Dans cette perspective, il revient à Barack OBAMA de décider de cette extension. Ceci lui donne l’opportunité de montrer sa volonté de “stimuler la croissance économique, le commerce et les investissements par le biais d’une focalisation et d’un engagement plus profond et de l’affectation de ressources supplémentaires”. Le forum AGOA des 12 et 13 août prévu à Addis-Abeba placé sous le thème “La transformation durable par le truchement du commerce et de la technologie” se penchera sur cette question.
En outre, l’Afrique a besoin de diversifier ses exportations afin de diminuer la trop forte dépendance des hydrocarbures qui ne sont pas inépuisables. En ce sens, en 2009, le secteur privé américain réuni au sein du Corporate Council of Africa (CCA) (Conseil des entreprises privées sur l’Afrique) a élaboré à l’intention de l’administration OBAMA un document de 56 pages, intitulé : “Les États-Unis et l’Afrique : Recommandations politiques du secteur privé américain à l’administration OBAMA” dans lequel il a noté que “l’Afrique n’est plus simplement un défi humanitaire et de développement, mais plutôt une source d’énergie, d’opportunités d’exportation et de partenariat international croissante et dynamique”. Il faut donc un renforcement de l’AGOA qui passe non seulement par son extension à d’autres produits, mais aussi par l’encouragement du commerce et des investissements américains dans neuf secteurs-clés identifiés comme la sécurité, les finances, le commerce, l’agriculture, l’énergie électrique, les industries extractives, les soins de santé, les infrastructures et le tourisme.

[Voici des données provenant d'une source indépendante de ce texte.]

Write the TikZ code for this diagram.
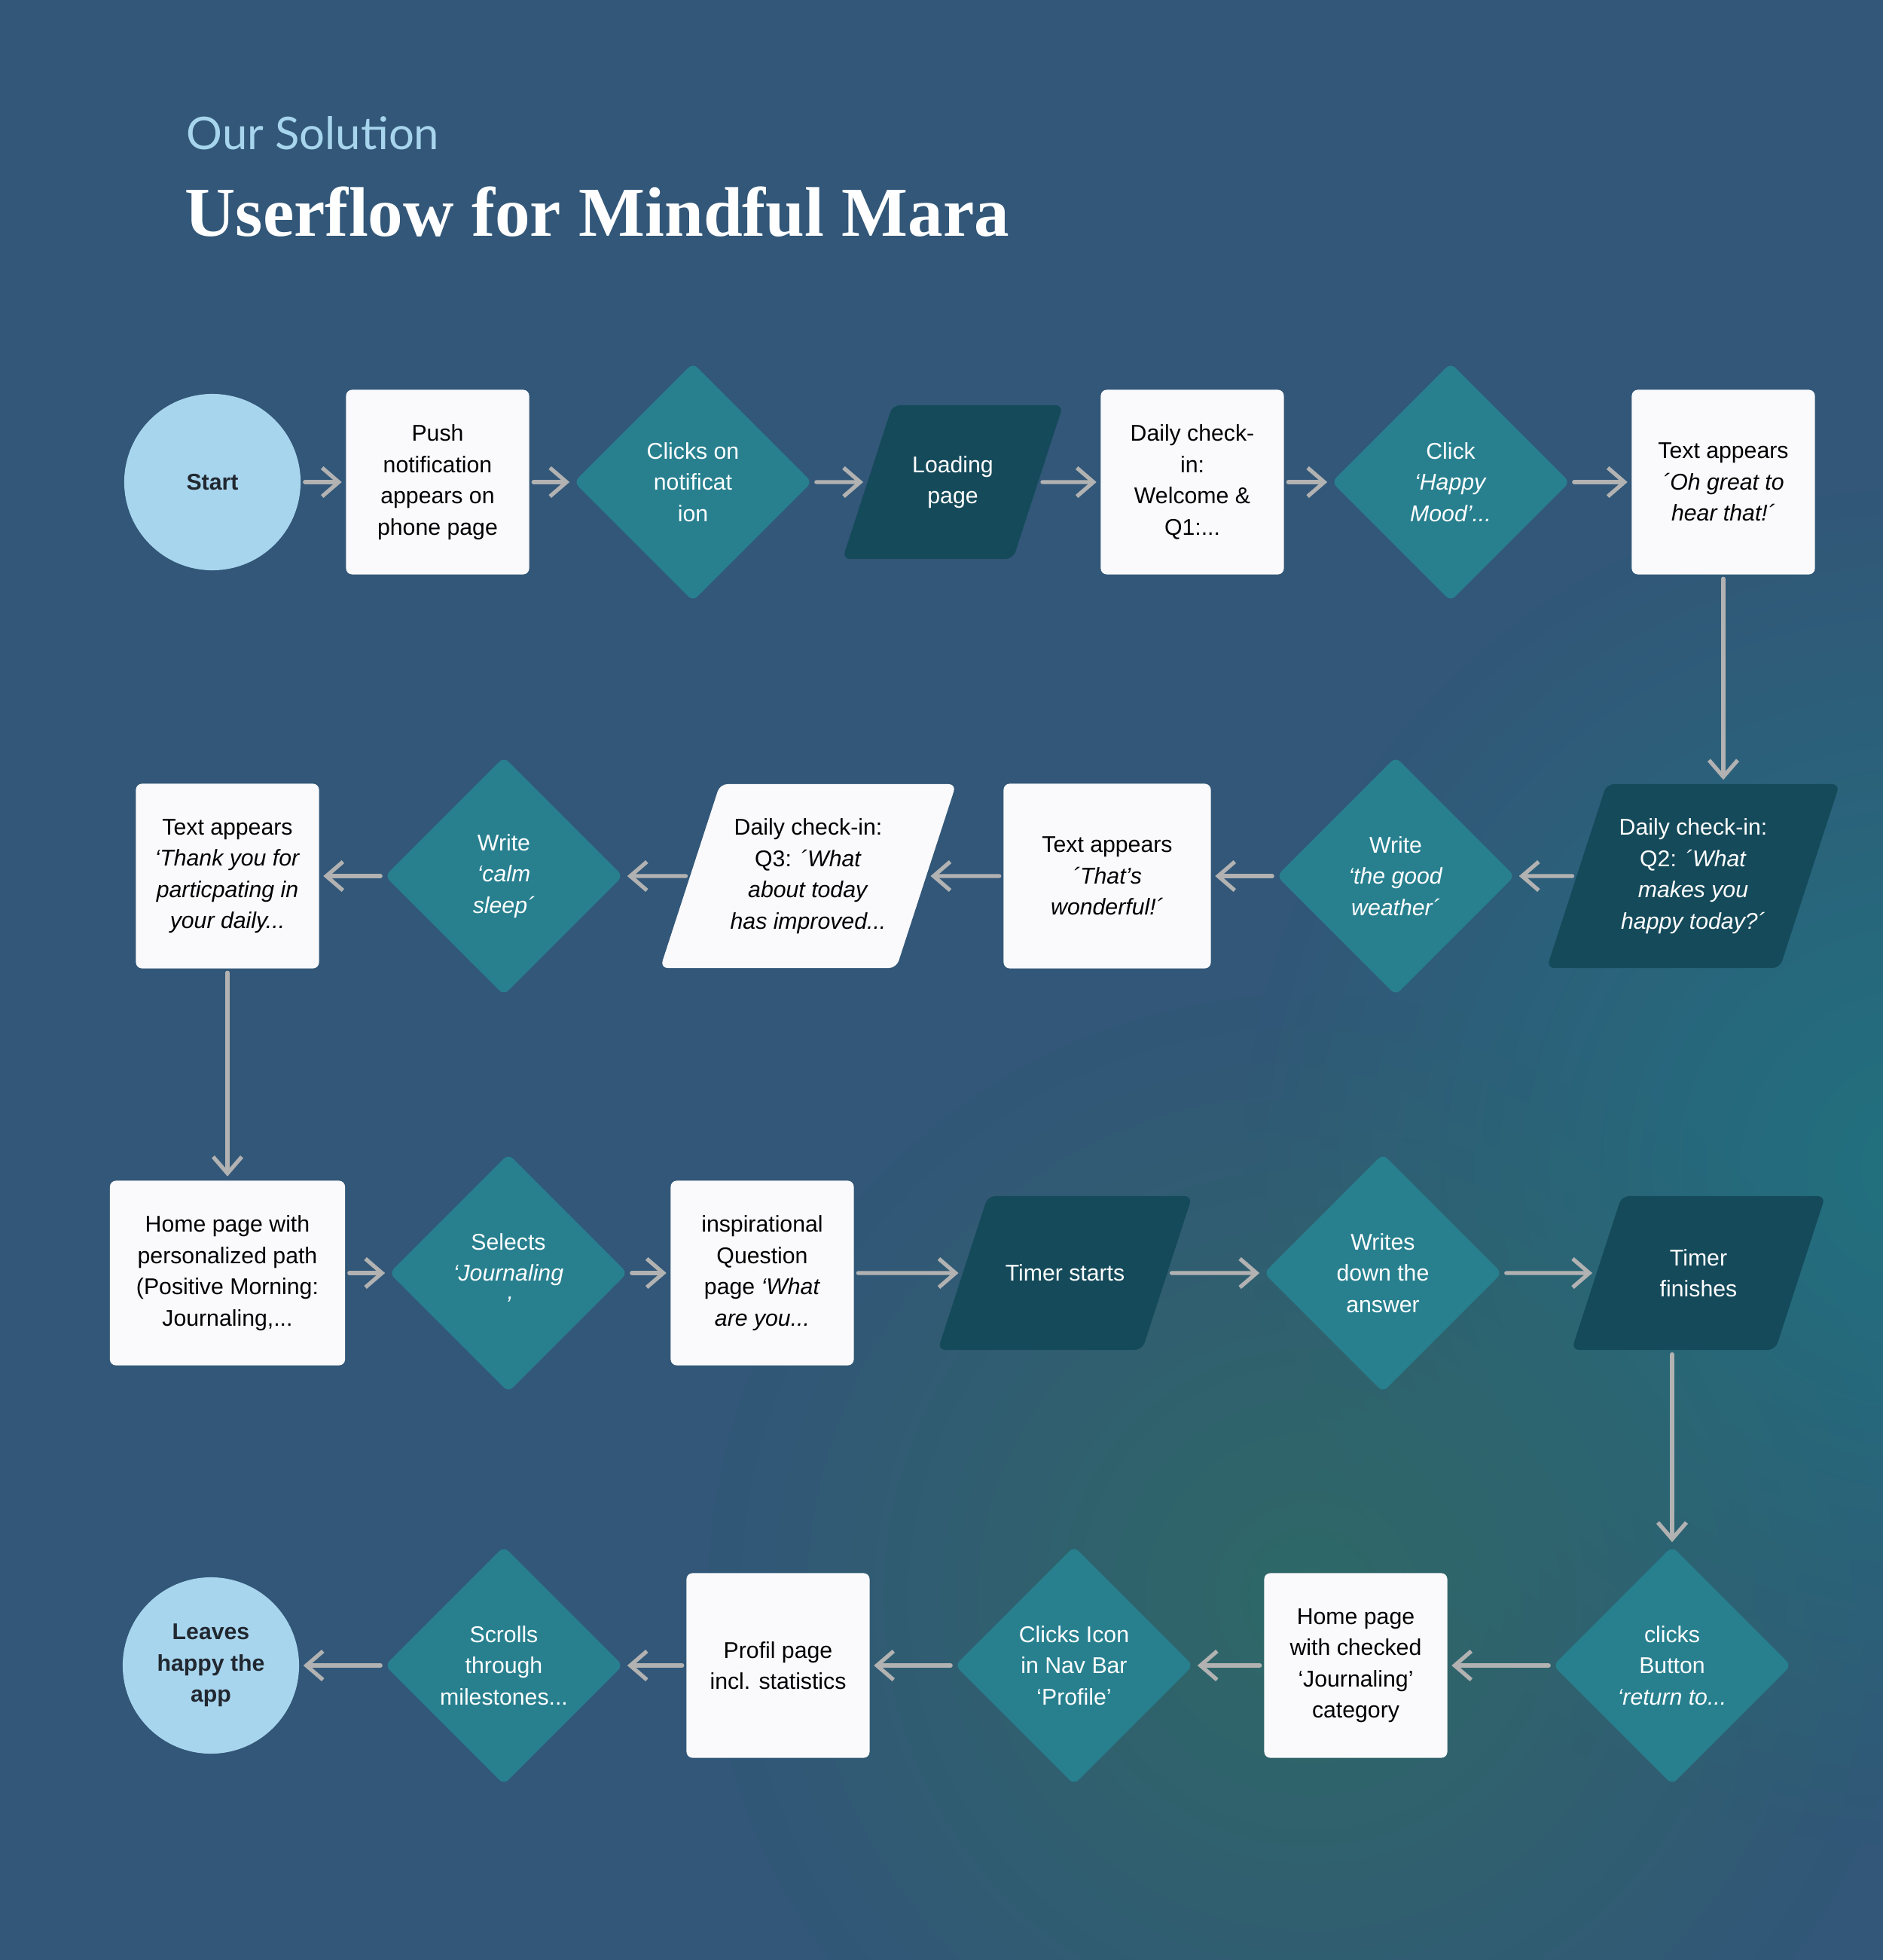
\documentclass[tikz,border=0pt]{standalone}
\usepackage{fontspec}
\setmainfont{Liberation Sans}
\newfontfamily\titlefont{Liberation Serif}
\newfontfamily\kickerfont{Lato}
\usetikzlibrary{arrows.meta,shapes.geometric,fadings}
\definecolor{mmbg}{RGB}{50,87,120}
\definecolor{mmglow}{RGB}{30,118,128}
\definecolor{mmgreen}{RGB}{46,108,100}
\definecolor{mmlight}{RGB}{168,213,238}
\definecolor{mmteal}{RGB}{40,128,143}
\definecolor{mmdark}{RGB}{21,74,90}
\definecolor{mmwhite}{RGB}{250,250,252}
\definecolor{mmarrow}{RGB}{178,178,178}
\definecolor{mmink}{RGB}{33,40,48}
\tikzfading[name=glowfade,inner color=transparent!15,outer color=transparent!100]
% body of a slanted screen node: width, height, text
\newcommand{\screentext}[3]{\parbox[c][#2][c]{#1}{\centering #3}}

\begin{document}
\begin{tikzpicture}[x=0.01cm,y=-0.01cm,
  every node/.style={font=\fontsize{8.6}{11.8}\selectfont,align=center},
  endpt/.style={circle,fill=mmlight,minimum size=2.34cm,inner sep=0pt,text=mmink,font=\fontsize{8.6}{11.8}\selectfont\bfseries},
  pagebox/.style={fill=mmwhite,rounded corners=0.08cm,minimum width=2.43cm,minimum height=2.45cm,inner sep=0pt,text=black},
  choicebox/.style={diamond,aspect=1,fill=mmteal,minimum width=3.16cm,minimum height=3.16cm,inner sep=0pt,rounded corners=0.08cm,text=white},
  screenbox/.style={trapezium,trapezium left angle=72,trapezium right angle=108,fill=mmdark,rounded corners=0.1cm,inner sep=0pt,text=white},
  flowarrow/.style={-{Straight Barb[length=2.2mm,width=3.8mm]},mmarrow,line width=1.5pt,line cap=round,shorten <=0.05cm,shorten >=0.05cm}]
  % Background
  \useasboundingbox (0,0) rectangle (2500,2602);
  \fill[mmbg] (0,0) rectangle (2500,2602);
  \begin{scope}
    \clip (0,0) rectangle (2500,2602);
    \fill[mmglow,path fading=glowfade] (2550,1550) circle (9cm);
    \fill[mmgreen,path fading=glowfade] (1740,2120) circle (8cm);
  \end{scope}
  % Heading
  \node[anchor=base west,inner sep=0pt,text=mmlight,font=\kickerfont\fontsize{17}{20}\selectfont] (kicker) at (247,198) {Our Solution};
  \node[anchor=base west,inner sep=0pt,text=white,font=\titlefont\bfseries\fontsize{26.5}{30}\selectfont] (title) at (245,313) {Userflow for Mindful Mara};
  % Row 1
  \node[endpt] (start) at (282,640) {Start};
  \node[pagebox] (push) at (581,640) {Push\\notification\\appears on\\phone page};
  \node[choicebox] (clicknote) at (920,640) {Clicks on\\notificat\\ion};
  \node[screenbox] (loading) at (1265,640) {\screentext{1.6cm}{2.04cm}{Loading\\page}};
  \node[pagebox] (checkin1) at (1583,640) {Daily check-\\in:\\Welcome \&\\Q1:...};
  \node[choicebox] (happy) at (1926,640) {Click\\\textit{‘Happy}\\\textit{Mood’...}};
  \node[pagebox] (greatto) at (2288,640) {Text appears\\\textit{´Oh great to}\\\textit{hear that!´}};
  \draw[flowarrow] (start) -- (push);
  \draw[flowarrow] (push) -- (clicknote);
  \draw[flowarrow] (clicknote) -- (loading);
  \draw[flowarrow] (loading) -- (checkin1);
  \draw[flowarrow] (checkin1) -- (happy);
  \draw[flowarrow] (happy) -- (greatto);
  % Row 2
  \node[screenbox] (checkin2) at (2248,1163) {\screentext{2.3cm}{2.44cm}{Daily check-in:\\Q2: \textit{´What}\\\textit{makes you}\\\textit{happy today?´}}};
  \node[choicebox] (weather) at (1853,1163) {Write\\\textit{‘the good}\\\textit{weather´}};
  \node[pagebox,minimum width=2.75cm] (wonderful) at (1470,1163) {Text appears\\\textit{´That’s}\\\textit{wonderful!´}};
  \node[screenbox,fill=mmwhite,text=black] (checkin3) at (1073,1163) {\screentext{2.34cm}{2.44cm}{Daily check-in:\\Q3: \textit{´What}\\\textit{about today}\\\textit{has improved...}}};
  \node[choicebox] (calm) at (669,1163) {Write\\\textit{‘calm}\\\textit{sleep´}};
  \node[pagebox] (thanks) at (302,1163) {Text appears\\\textit{‘Thank you for}\\\textit{particpating in}\\\textit{your daily...}};
  \draw[flowarrow] (greatto) -- (greatto |- checkin2.north);
  \draw[flowarrow] (checkin2) -- (weather);
  \draw[flowarrow] (weather) -- (wonderful);
  \draw[flowarrow] (wonderful) -- (checkin3);
  \draw[flowarrow] (checkin3) -- (calm);
  \draw[flowarrow] (calm) -- (thanks);
  % Row 3
  \node[pagebox,minimum width=3.12cm] (homepath) at (302,1690) {Home page with\\personalized path\\(Positive Morning:\\Journaling,...};
  \node[choicebox] (journal) at (675,1690) {Selects\\\textit{‘Journaling}\\\textit{’}};
  \node[pagebox] (question) at (1012,1690) {inspirational\\Question\\page \textit{‘What}\\\textit{are you...}};
  \node[screenbox] (timerstart) at (1414,1690) {\screentext{2.05cm}{2.04cm}{Timer starts}};
  \node[choicebox] (answer) at (1836,1690) {Writes\\down the\\answer};
  \node[screenbox] (timerend) at (2255,1690) {\screentext{2.04cm}{2.04cm}{Timer\\finishes}};
  \draw[flowarrow] (thanks) -- (homepath);
  \draw[flowarrow] (homepath) -- (journal);
  \draw[flowarrow] (journal) -- (question);
  \draw[flowarrow] (question) -- (timerstart);
  \draw[flowarrow] (timerstart) -- (answer);
  \draw[flowarrow] (answer) -- (timerend);
  % Row 4
  \node[choicebox] (button) at (2220,2211) {clicks\\Button\\\textit{‘return to...}};
  \node[pagebox] (homecheck) at (1800,2211) {Home page\\with checked\\‘Journaling’\\category};
  \node[choicebox] (navbar) at (1426,2211) {Clicks Icon\\in Nav Bar\\‘Profile’};
  \node[pagebox] (profile) at (1033,2211) {Profil page\\incl. statistics};
  \node[choicebox] (milestones) at (669,2211) {Scrolls\\through\\milestones...};
  \node[endpt] (leaves) at (280,2211) {Leaves\\happy the\\app};
  \draw[flowarrow] (timerend.south -| button.north) -- (button);
  \draw[flowarrow] (button) -- (homecheck);
  \draw[flowarrow] (homecheck) -- (navbar);
  \draw[flowarrow] (navbar) -- (profile);
  \draw[flowarrow] (profile) -- (milestones);
  \draw[flowarrow] (milestones) -- (leaves);
\end{tikzpicture}
\end{document}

En somme, la tournée africaine d’OBAMA vise à renforcer les acquis de la coopération amorcée sous ses prédécesseurs et ouvrir de nouvelles perspectives. Son message est clair : l’AGOA fonctionne sur le principe du gagnant – gagnant. Il existe un potentiel pour une réciprocité sans égalité des concessions. Grâce à son puissant soutien financier (Millénium Challenge Corporation, Agence pour le développement international, Fondation africaine pour le développement, initiative de lutte contre la faim en Afrique, initiatives en matière de technologies de l’information et de la communication, de transport, d’énergie, de lutte contre le VIH Sida et le paludisme), l’Amérique compte bien tirer vers le haut les faibles économies africaines. Aux Africains d’en profiter.